The feedback we received and results we saw are due to multiple factors: highly committed people who really want to see a change in their areas of work, the interaction between them that helped them feel they are not alone in this, and the structure of the Lab which allowed for co-creation and learning. As we reflect as a team in P&I, we think that a crucial factor must have been also, the relationships forged between facilitators (us) and participants.
"The [mentoring] calls keep it "human", and makes me enjoy the learning experience more than I would have. It provides an open space to just talk about things freely with someone who understands or can see my train of thought (…) It is helpful for talking about things I didn't share in the class or wanted to discuss in-depth but it would have been a bit off-topic." "This Lab has assisted me in providing solutions for problems of great magnitudes, it has built my confidence in handling technical issues, and provided new perspectives in making key decisions and assisting in creating policy."
Despite not being able to travel for this work, we were able to connect with people in a meaningful way, they let us “get in” their worlds, realities, professional and sometimes personal contexts. For this we are so grateful, as this is how we can do our job best. We are facilitators of a process of change that happens within each of the participants, we are not bringing that change from outside. Our role is to identify and encourage that potential, and support it throughout the Lab. The Lab consists in exactly that, creating a holding space that can trigger creative processes– with content, ideas, case studies, videos, readings, speakers, of course
– but mainly, a lot of listening and generative dialogues and interactions to nurture ideas.

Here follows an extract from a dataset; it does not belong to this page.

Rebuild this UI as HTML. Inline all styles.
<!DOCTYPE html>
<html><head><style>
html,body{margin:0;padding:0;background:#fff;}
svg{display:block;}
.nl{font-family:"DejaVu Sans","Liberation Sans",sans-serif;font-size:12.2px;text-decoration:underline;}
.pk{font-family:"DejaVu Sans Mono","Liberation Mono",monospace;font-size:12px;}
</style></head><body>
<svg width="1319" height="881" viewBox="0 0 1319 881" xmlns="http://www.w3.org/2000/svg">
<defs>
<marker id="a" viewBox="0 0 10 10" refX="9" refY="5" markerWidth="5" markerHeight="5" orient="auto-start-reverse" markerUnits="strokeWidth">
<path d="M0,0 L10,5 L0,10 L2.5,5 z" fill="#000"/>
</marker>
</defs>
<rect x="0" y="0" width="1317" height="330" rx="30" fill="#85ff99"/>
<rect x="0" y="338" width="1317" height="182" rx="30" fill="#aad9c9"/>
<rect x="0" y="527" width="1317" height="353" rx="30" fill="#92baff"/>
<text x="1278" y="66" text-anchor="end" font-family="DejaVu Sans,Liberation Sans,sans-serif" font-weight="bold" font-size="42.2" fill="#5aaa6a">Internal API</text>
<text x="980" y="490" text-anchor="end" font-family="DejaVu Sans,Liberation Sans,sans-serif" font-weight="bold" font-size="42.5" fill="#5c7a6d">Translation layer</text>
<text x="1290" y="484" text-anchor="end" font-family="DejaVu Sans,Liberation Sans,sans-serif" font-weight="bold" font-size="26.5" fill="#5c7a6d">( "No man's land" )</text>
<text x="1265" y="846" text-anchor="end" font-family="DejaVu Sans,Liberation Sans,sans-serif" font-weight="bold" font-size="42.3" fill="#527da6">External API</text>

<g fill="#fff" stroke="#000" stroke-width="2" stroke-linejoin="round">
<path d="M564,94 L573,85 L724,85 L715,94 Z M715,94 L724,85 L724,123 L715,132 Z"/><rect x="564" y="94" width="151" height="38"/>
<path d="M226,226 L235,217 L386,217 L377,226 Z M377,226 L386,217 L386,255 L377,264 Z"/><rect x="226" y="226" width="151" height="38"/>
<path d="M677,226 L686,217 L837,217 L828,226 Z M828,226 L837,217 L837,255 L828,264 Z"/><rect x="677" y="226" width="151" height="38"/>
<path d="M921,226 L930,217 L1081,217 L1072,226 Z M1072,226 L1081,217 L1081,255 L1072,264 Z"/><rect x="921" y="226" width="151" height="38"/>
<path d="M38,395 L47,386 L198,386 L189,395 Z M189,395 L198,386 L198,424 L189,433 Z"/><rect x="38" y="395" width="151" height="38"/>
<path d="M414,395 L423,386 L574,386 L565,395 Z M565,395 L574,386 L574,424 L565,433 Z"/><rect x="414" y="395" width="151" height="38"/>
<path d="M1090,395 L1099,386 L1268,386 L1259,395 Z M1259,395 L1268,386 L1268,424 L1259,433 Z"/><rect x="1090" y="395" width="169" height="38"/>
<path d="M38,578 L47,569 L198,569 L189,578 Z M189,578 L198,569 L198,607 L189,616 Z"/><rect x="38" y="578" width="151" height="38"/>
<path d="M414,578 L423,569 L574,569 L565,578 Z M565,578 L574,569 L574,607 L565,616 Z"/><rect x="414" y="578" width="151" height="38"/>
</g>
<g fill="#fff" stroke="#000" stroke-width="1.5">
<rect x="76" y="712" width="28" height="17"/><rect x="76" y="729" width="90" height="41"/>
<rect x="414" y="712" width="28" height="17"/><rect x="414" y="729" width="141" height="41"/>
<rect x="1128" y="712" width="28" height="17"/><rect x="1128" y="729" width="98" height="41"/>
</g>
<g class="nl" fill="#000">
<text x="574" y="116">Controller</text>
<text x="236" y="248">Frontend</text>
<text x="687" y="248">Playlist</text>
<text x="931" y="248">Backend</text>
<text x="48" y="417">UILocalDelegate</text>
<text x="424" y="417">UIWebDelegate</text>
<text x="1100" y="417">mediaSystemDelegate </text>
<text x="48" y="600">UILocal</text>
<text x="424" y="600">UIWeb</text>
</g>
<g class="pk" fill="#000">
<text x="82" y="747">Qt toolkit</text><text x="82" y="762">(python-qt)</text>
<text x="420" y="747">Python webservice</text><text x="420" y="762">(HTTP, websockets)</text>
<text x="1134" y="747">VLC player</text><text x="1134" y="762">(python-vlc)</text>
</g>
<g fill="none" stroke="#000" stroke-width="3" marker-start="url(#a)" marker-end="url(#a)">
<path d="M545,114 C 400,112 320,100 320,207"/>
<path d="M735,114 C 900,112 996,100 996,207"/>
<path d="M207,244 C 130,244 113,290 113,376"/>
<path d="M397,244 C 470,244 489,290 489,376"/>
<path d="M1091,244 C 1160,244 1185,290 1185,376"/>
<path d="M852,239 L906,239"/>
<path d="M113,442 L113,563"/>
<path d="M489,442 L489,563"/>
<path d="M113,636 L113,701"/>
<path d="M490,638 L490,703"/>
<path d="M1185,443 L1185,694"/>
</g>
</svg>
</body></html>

Participants were invited to choose a real challenge they faced and to design solutions following a “prototyping".
A prototype is a practical and tested mini version of what later could become a pilot project that can be shared and eventually scaled experimenting to get feedback from the field, adapt and where useful, to scale up.

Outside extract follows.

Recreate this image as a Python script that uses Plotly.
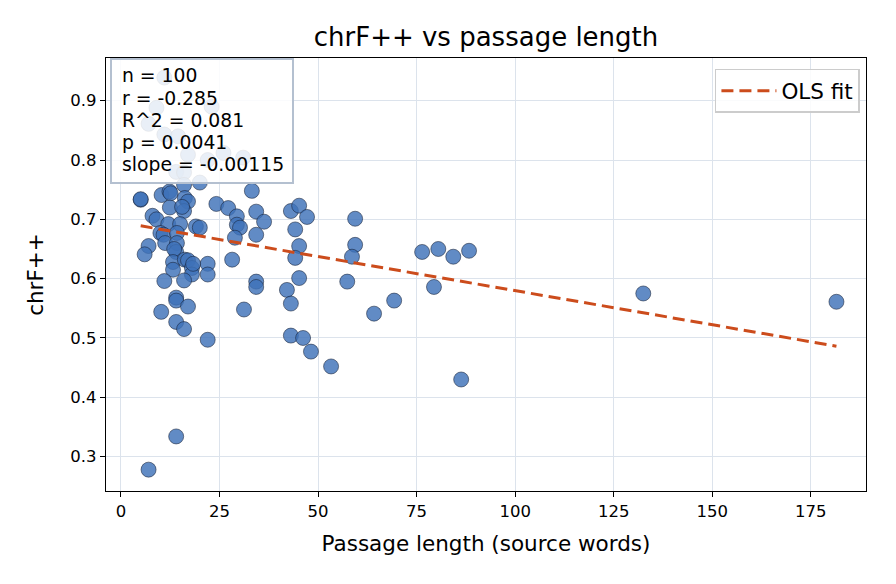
import plotly.graph_objects as go

# Passage length (source words) and chrF++ scores
passage_len = [
    11, 9, 7, 23, 11, 14.5, 17, 22, 26, 31, 14, 16,
    5, 5, 10.3, 12.3, 12.6, 16, 20, 16.2, 17, 12.4, 16, 8, 9, 12, 15,
    10, 10.8, 14.2, 19, 20, 11.2, 14.2, 7, 6, 14, 13.5, 13.2, 16.2, 17,
    13.2, 18, 22, 22, 18, 16, 11, 14, 14, 17, 10.2, 14, 16, 22, 7, 14, 24.2,
    27.2, 29.4, 29.4, 30.2, 28.9, 33.2, 34.3, 36.3, 34.3, 28.2, 34.3, 34.3, 31.2,
    43.1, 45.2, 47.2, 44.2, 45.2, 44.2, 45.2, 42.1, 43.1, 43.1, 46.2, 48.2, 53.3,
    59.4, 59.4, 58.6, 57.4, 64.2, 69.3, 76.4, 80.5, 84.3, 88.3, 79.4, 86.3,
    132.5, 181.5, 18.3, 15.5,
]
chrf = [
    0.939, 0.888, 0.861, 0.890, 0.843, 0.840, 0.809, 0.800, 0.812, 0.804, 0.780, 0.779,
    0.733, 0.734, 0.741, 0.747, 0.744, 0.758, 0.762, 0.736, 0.730, 0.720, 0.714, 0.706, 0.700, 0.692, 0.692,
    0.677, 0.674, 0.677, 0.688, 0.686, 0.660, 0.660, 0.655, 0.641, 0.645, 0.650, 0.628, 0.632, 0.631,
    0.615, 0.618, 0.625, 0.607, 0.607, 0.597, 0.596, 0.568, 0.563, 0.553, 0.544, 0.527, 0.515, 0.497, 0.278, 0.334, 0.726,
    0.719, 0.705, 0.691, 0.686, 0.669, 0.748, 0.713, 0.696, 0.674, 0.632, 0.595, 0.586, 0.548,
    0.714, 0.723, 0.704, 0.683, 0.655, 0.635, 0.601, 0.581, 0.558, 0.504, 0.500, 0.477, 0.452,
    0.701, 0.657, 0.637, 0.595, 0.541, 0.563, 0.645, 0.650, 0.637, 0.647, 0.586, 0.430,
    0.575, 0.561, 0.625, 0.721,
]

# OLS fit parameters (slope from the stats box)
fit_slope = -0.00115
fit_intercept = 0.6948

stats_lines = ["n = 100", "r = -0.285", "R^2 = 0.081", "p = 0.0041", "slope = -0.00115"]

x_ticks = [0, 25, 50, 75, 100, 125, 150, 175]
y_ticks = [0.3, 0.4, 0.5, 0.6, 0.7, 0.8, 0.9]

FONT = "DejaVu Sans"

# plot-area geometry in pixels (for placing the stats box)
L, R, T, B = 106, 866, 58, 491
W, H = R - L, B - T


def px_x(p):
    return (p - L) / W


def px_y(p):
    return 1 - (p - T) / H


x_lo, x_hi = min(passage_len), max(passage_len)
fit_x = [x_lo, x_hi]
fit_y = [fit_intercept + fit_slope * v for v in fit_x]

fig = go.Figure()
fig.add_trace(go.Scatter(
    x=passage_len, y=chrf, mode="markers", showlegend=False,
    marker=dict(size=15, color="rgba(62,114,184,0.82)",
                line=dict(color="rgba(20,30,50,0.9)", width=0.6)),
))
fig.add_trace(go.Scatter(
    x=fit_x, y=fit_y, mode="lines", name="OLS fit",
    line=dict(color="#cc4c1c", width=3, dash="12px,6px"),
))

axis_common = dict(
    showline=True, linecolor="black", linewidth=1.3, mirror=True,
    ticks="outside", ticklen=5, tickwidth=1.2, tickcolor="black",
    showgrid=True, gridcolor="#dce3ec", gridwidth=1.3, zeroline=False,
    tickfont=dict(family=FONT, size=16.5, color="black"),
)

fig.update_xaxes(range=[-3.8, 189], tickvals=x_ticks,
                 title=dict(text="Passage length (source words)",
                            font=dict(family=FONT, size=21.5, color="black"), standoff=15),
                 **axis_common)
fig.update_yaxes(range=[0.242, 0.972], tickvals=y_ticks, tickformat=".1f",
                 title=dict(text="chrF++", font=dict(family=FONT, size=21.5, color="black"), standoff=20),
                 **axis_common)

# stats box: semi-transparent rectangle drawn above the points, then one annotation per line
fig.add_shape(
    type="rect", xref="paper", yref="paper", layer="above",
    x0=px_x(111), x1=px_x(293), y0=px_y(183), y1=px_y(59),
    fillcolor="rgba(255,255,255,0.86)", line=dict(color="#b4c0d0", width=2),
)
for i, line in enumerate(stats_lines):
    fig.add_annotation(
        xref="paper", yref="paper", x=px_x(120), y=px_y(76 + 22.2 * i),
        xanchor="left", yanchor="middle", text=line, showarrow=False, align="left",
        font=dict(family=FONT, size=18.8, color="black"),
    )

fig.update_layout(
    width=896, height=584,
    margin=dict(l=L, r=896 - R, t=T, b=584 - B),
    paper_bgcolor="white", plot_bgcolor="white",
    title=dict(text="chrF++ vs passage length", x=0.5, xref="paper",
               y=1 - 37 / 584, yref="container", yanchor="middle",
               font=dict(family=FONT, size=26, color="black")),
    legend=dict(x=0.992, y=0.975, xanchor="right", yanchor="top", itemwidth=55,
                bgcolor="rgba(255,255,255,0.85)", bordercolor="#cccccc", borderwidth=1.5,
                font=dict(family=FONT, size=21.5, color="black")),
    font=dict(family=FONT),
)

fig.write_html("out.html")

So, what makes a Lab different from a traditional online course? Our labs build on collective intelligence and we consider ourselves facilitators of creative processes to address recurrent challenges in a new way. Participants are on the front seat. Labs combine sharing of knowledge and resources, with live sessions with group exercises, practitioners sharing how they applied what is being learned on the ground, personal mentoring calls to deepen the learning and reflection experience, and practical exercises to apply new concepts, approaches and methods to concrete work related challenges and opportunities. We try to include participants from different sectors (in this case policymakers and CSO leaders working on a range of topics) to promote a systemic approach to problems and solutions and enable cross-fertilization.
At P&I we are thankful to the Pan American Foundation who supported this Lab and was a very engaged partner. We are looking forward to holding new Labs in 2022 in different contexts so if you think you or your organisation would be interested in exploring how to use a Lab to foster learning and change, get in touch with us!
“[The Lab] brought awareness about a more expansive and inclusive approach to engaging and collaborating with the widest possible range of stakeholders. Such an approach ensures that policies and procedures, for any area of work, have a greater chance for success and efficacy.”
The topics covered throughout the Lab were: Wicked problems and systemic approaches, types of knowledge to address wicked problems, whose knowledge counts, culture and leadership, crystallising and prioritising and prototyping. The modules were followed by a “prototype festival” to share the initiatives that emerged from the process.